Given exercise: Images should be left out, and everything else in the listing reproduced exactly.

Provided data:
+---+

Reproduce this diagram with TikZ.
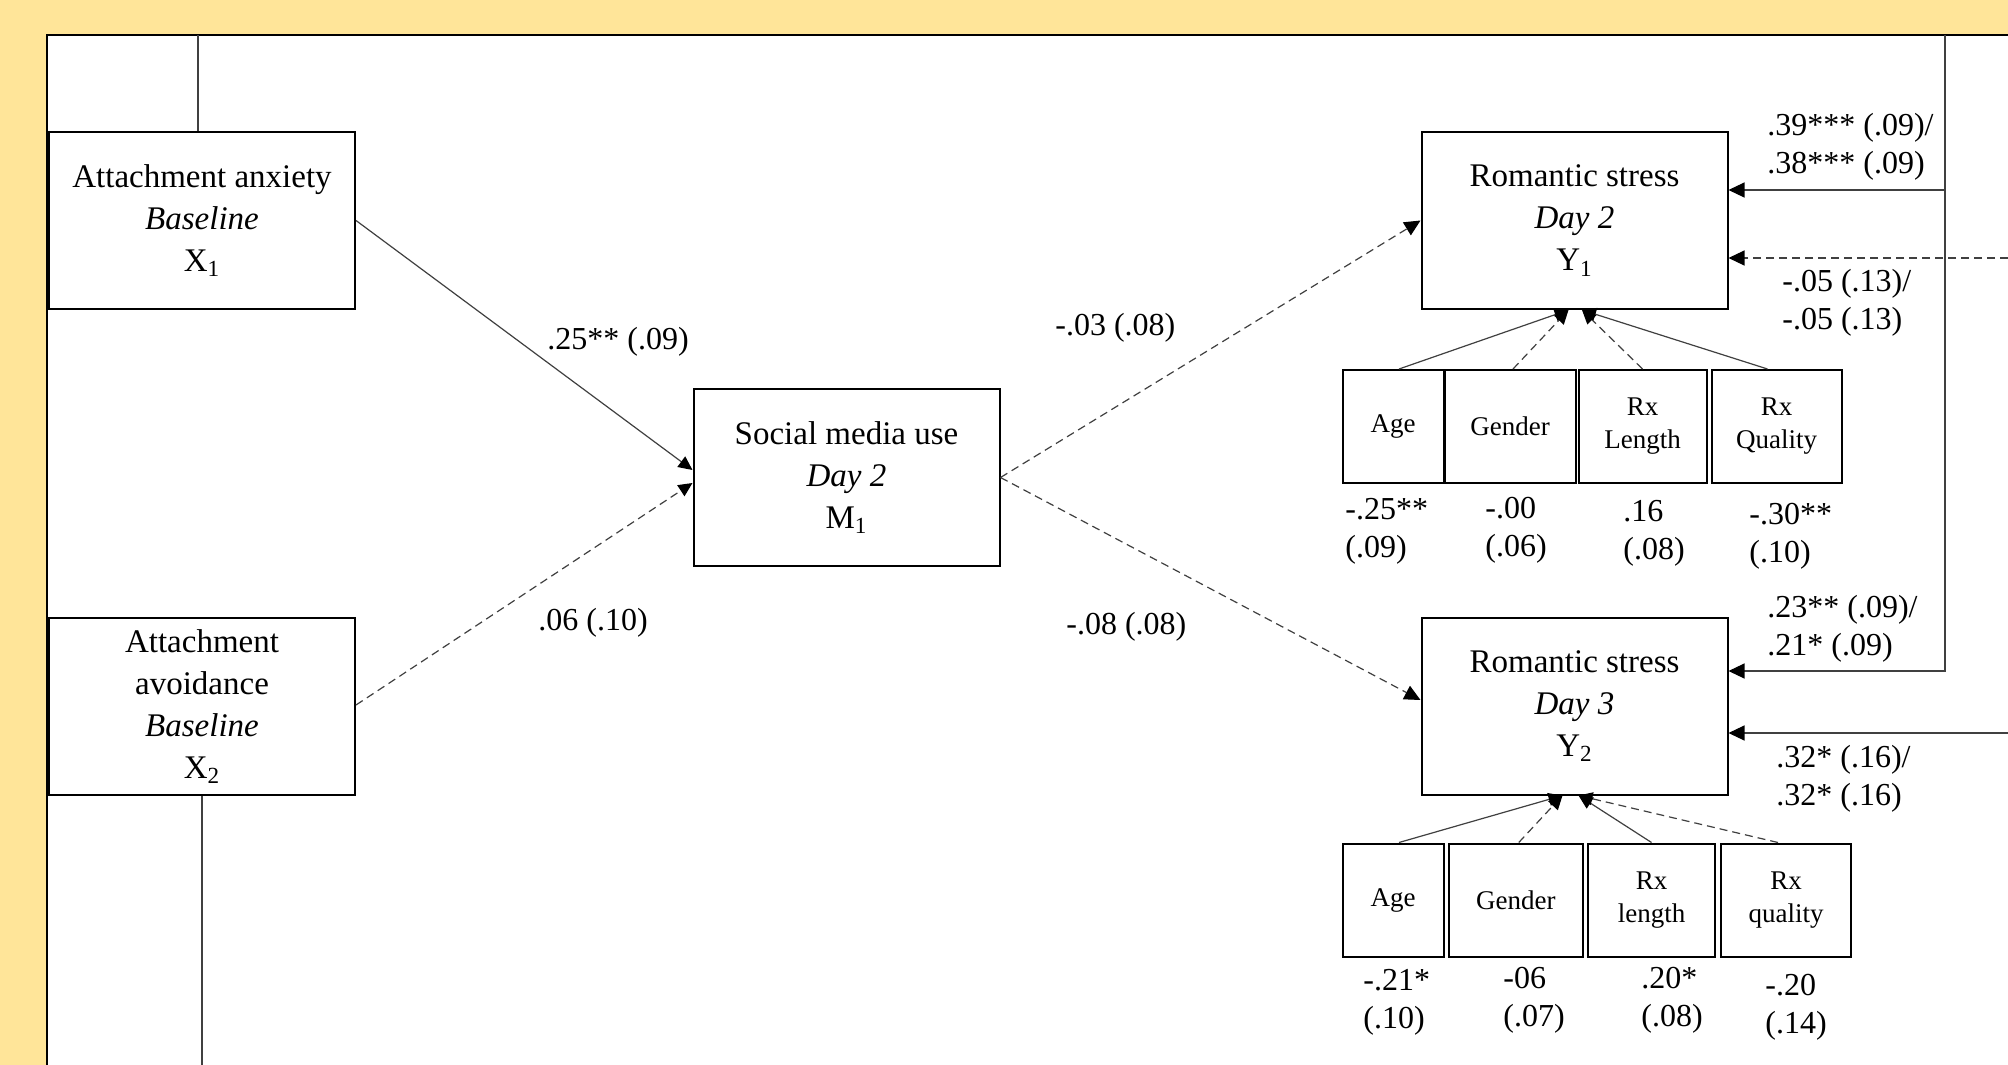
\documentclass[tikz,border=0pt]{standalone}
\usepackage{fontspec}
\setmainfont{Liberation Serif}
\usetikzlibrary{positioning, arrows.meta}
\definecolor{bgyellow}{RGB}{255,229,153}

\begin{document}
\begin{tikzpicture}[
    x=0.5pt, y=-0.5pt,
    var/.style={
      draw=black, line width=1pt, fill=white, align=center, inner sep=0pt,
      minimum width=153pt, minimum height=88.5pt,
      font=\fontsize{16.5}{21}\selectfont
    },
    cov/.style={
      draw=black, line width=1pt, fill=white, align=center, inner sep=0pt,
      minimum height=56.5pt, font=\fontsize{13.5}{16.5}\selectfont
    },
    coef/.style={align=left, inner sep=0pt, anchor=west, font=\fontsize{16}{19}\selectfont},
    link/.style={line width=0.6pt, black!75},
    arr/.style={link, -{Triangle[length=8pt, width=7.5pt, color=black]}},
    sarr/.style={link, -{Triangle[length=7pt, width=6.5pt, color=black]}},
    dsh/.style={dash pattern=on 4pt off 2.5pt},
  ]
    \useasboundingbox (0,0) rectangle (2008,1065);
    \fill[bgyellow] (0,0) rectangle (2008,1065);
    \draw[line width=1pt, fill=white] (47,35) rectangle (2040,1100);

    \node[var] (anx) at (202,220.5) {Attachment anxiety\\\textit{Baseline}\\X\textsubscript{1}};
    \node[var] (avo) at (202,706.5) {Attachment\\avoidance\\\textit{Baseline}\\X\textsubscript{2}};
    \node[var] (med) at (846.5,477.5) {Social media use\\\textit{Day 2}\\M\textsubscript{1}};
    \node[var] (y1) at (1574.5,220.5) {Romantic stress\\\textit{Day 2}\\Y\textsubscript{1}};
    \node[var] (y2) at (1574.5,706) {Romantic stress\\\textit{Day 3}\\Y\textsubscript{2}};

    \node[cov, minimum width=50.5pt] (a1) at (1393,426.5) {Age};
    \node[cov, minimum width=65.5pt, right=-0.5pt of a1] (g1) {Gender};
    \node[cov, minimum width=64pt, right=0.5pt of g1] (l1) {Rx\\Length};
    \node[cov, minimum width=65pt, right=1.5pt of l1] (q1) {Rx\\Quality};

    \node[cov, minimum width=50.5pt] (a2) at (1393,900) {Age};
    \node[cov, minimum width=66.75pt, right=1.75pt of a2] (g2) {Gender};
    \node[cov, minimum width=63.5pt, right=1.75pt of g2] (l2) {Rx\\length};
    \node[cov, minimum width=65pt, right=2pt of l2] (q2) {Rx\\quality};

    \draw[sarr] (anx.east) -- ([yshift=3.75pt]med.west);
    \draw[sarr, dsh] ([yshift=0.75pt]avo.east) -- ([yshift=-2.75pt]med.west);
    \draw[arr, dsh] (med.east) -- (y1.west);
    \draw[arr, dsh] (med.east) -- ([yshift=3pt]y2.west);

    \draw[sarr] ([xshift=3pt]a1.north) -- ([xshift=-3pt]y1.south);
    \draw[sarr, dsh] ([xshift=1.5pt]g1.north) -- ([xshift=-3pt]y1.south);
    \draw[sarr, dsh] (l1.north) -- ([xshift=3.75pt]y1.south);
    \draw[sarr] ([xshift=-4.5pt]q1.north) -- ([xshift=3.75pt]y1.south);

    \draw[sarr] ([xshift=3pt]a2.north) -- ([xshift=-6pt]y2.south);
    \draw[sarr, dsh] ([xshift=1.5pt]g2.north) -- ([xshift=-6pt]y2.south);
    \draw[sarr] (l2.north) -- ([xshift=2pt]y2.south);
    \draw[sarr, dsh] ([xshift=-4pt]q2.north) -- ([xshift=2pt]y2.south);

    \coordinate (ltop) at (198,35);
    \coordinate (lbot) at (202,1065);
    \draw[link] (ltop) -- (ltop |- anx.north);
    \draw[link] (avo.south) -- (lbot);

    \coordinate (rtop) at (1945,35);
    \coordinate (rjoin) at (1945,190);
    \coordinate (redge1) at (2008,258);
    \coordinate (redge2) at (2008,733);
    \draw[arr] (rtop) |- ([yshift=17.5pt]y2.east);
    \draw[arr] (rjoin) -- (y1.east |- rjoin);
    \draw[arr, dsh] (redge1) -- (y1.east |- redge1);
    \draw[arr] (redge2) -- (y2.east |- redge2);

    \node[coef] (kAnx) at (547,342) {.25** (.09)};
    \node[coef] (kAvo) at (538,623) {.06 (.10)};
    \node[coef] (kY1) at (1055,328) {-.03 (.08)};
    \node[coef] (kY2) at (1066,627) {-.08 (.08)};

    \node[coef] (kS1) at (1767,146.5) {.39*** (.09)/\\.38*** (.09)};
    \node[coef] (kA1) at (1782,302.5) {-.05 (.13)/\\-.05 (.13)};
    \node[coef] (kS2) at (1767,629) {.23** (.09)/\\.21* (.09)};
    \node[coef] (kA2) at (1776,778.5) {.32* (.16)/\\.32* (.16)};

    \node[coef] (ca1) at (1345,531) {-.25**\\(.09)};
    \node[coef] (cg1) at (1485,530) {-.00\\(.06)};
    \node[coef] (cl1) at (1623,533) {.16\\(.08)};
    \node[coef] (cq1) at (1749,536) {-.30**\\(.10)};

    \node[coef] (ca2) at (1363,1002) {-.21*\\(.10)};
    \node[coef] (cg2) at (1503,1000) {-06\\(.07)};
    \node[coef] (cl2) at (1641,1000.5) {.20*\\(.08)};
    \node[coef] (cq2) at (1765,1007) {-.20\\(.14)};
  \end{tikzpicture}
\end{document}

+---+

Expected answer:
Reproduce this diagram with TikZ.
\documentclass[tikz,border=0pt]{standalone}
\usepackage{fontspec}
\setmainfont{Liberation Serif}
\usetikzlibrary{positioning, arrows.meta}
\definecolor{bgyellow}{RGB}{255,229,153}

\begin{document}
\begin{tikzpicture}[
    x=0.5pt, y=-0.5pt,
    var/.style={
      draw=black, line width=1pt, fill=white, align=center, inner sep=0pt,
      minimum width=153pt, minimum height=88.5pt,
      font=\fontsize{16.5}{21}\selectfont
    },
    cov/.style={
      draw=black, line width=1pt, fill=white, align=center, inner sep=0pt,
      minimum height=56.5pt, font=\fontsize{13.5}{16.5}\selectfont
    },
    coef/.style={align=left, inner sep=0pt, anchor=west, font=\fontsize{16}{19}\selectfont},
    link/.style={line width=0.6pt, black!75},
    arr/.style={link, -{Triangle[length=8pt, width=7.5pt, color=black]}},
    sarr/.style={link, -{Triangle[length=7pt, width=6.5pt, color=black]}},
    dsh/.style={dash pattern=on 4pt off 2.5pt},
  ]
    \useasboundingbox (0,0) rectangle (2008,1065);
    \fill[bgyellow] (0,0) rectangle (2008,1065);
    \draw[line width=1pt, fill=white] (47,35) rectangle (2040,1100);

    \node[var] (anx) at (202,220.5) {Attachment anxiety\\\textit{Baseline}\\X\textsubscript{1}};
    \node[var] (avo) at (202,706.5) {Attachment\\avoidance\\\textit{Baseline}\\X\textsubscript{2}};
    \node[var] (med) at (846.5,477.5) {Social media use\\\textit{Day 2}\\M\textsubscript{1}};
    \node[var] (y1) at (1574.5,220.5) {Romantic stress\\\textit{Day 2}\\Y\textsubscript{1}};
    \node[var] (y2) at (1574.5,706) {Romantic stress\\\textit{Day 3}\\Y\textsubscript{2}};

    \node[cov, minimum width=50.5pt] (a1) at (1393,426.5) {Age};
    \node[cov, minimum width=65.5pt, right=-0.5pt of a1] (g1) {Gender};
    \node[cov, minimum width=64pt, right=0.5pt of g1] (l1) {Rx\\Length};
    \node[cov, minimum width=65pt, right=1.5pt of l1] (q1) {Rx\\Quality};

    \node[cov, minimum width=50.5pt] (a2) at (1393,900) {Age};
    \node[cov, minimum width=66.75pt, right=1.75pt of a2] (g2) {Gender};
    \node[cov, minimum width=63.5pt, right=1.75pt of g2] (l2) {Rx\\length};
    \node[cov, minimum width=65pt, right=2pt of l2] (q2) {Rx\\quality};

    \draw[sarr] (anx.east) -- ([yshift=3.75pt]med.west);
    \draw[sarr, dsh] ([yshift=0.75pt]avo.east) -- ([yshift=-2.75pt]med.west);
    \draw[arr, dsh] (med.east) -- (y1.west);
    \draw[arr, dsh] (med.east) -- ([yshift=3pt]y2.west);

    \draw[sarr] ([xshift=3pt]a1.north) -- ([xshift=-3pt]y1.south);
    \draw[sarr, dsh] ([xshift=1.5pt]g1.north) -- ([xshift=-3pt]y1.south);
    \draw[sarr, dsh] (l1.north) -- ([xshift=3.75pt]y1.south);
    \draw[sarr] ([xshift=-4.5pt]q1.north) -- ([xshift=3.75pt]y1.south);

    \draw[sarr] ([xshift=3pt]a2.north) -- ([xshift=-6pt]y2.south);
    \draw[sarr, dsh] ([xshift=1.5pt]g2.north) -- ([xshift=-6pt]y2.south);
    \draw[sarr] (l2.north) -- ([xshift=2pt]y2.south);
    \draw[sarr, dsh] ([xshift=-4pt]q2.north) -- ([xshift=2pt]y2.south);

    \coordinate (ltop) at (198,35);
    \coordinate (lbot) at (202,1065);
    \draw[link] (ltop) -- (ltop |- anx.north);
    \draw[link] (avo.south) -- (lbot);

    \coordinate (rtop) at (1945,35);
    \coordinate (rjoin) at (1945,190);
    \coordinate (redge1) at (2008,258);
    \coordinate (redge2) at (2008,733);
    \draw[arr] (rtop) |- ([yshift=17.5pt]y2.east);
    \draw[arr] (rjoin) -- (y1.east |- rjoin);
    \draw[arr, dsh] (redge1) -- (y1.east |- redge1);
    \draw[arr] (redge2) -- (y2.east |- redge2);

    \node[coef] (kAnx) at (547,342) {.25** (.09)};
    \node[coef] (kAvo) at (538,623) {.06 (.10)};
    \node[coef] (kY1) at (1055,328) {-.03 (.08)};
    \node[coef] (kY2) at (1066,627) {-.08 (.08)};

    \node[coef] (kS1) at (1767,146.5) {.39*** (.09)/\\.38*** (.09)};
    \node[coef] (kA1) at (1782,302.5) {-.05 (.13)/\\-.05 (.13)};
    \node[coef] (kS2) at (1767,629) {.23** (.09)/\\.21* (.09)};
    \node[coef] (kA2) at (1776,778.5) {.32* (.16)/\\.32* (.16)};

    \node[coef] (ca1) at (1345,531) {-.25**\\(.09)};
    \node[coef] (cg1) at (1485,530) {-.00\\(.06)};
    \node[coef] (cl1) at (1623,533) {.16\\(.08)};
    \node[coef] (cq1) at (1749,536) {-.30**\\(.10)};

    \node[coef] (ca2) at (1363,1002) {-.21*\\(.10)};
    \node[coef] (cg2) at (1503,1000) {-06\\(.07)};
    \node[coef] (cl2) at (1641,1000.5) {.20*\\(.08)};
    \node[coef] (cq2) at (1765,1007) {-.20\\(.14)};
  \end{tikzpicture}
\end{document}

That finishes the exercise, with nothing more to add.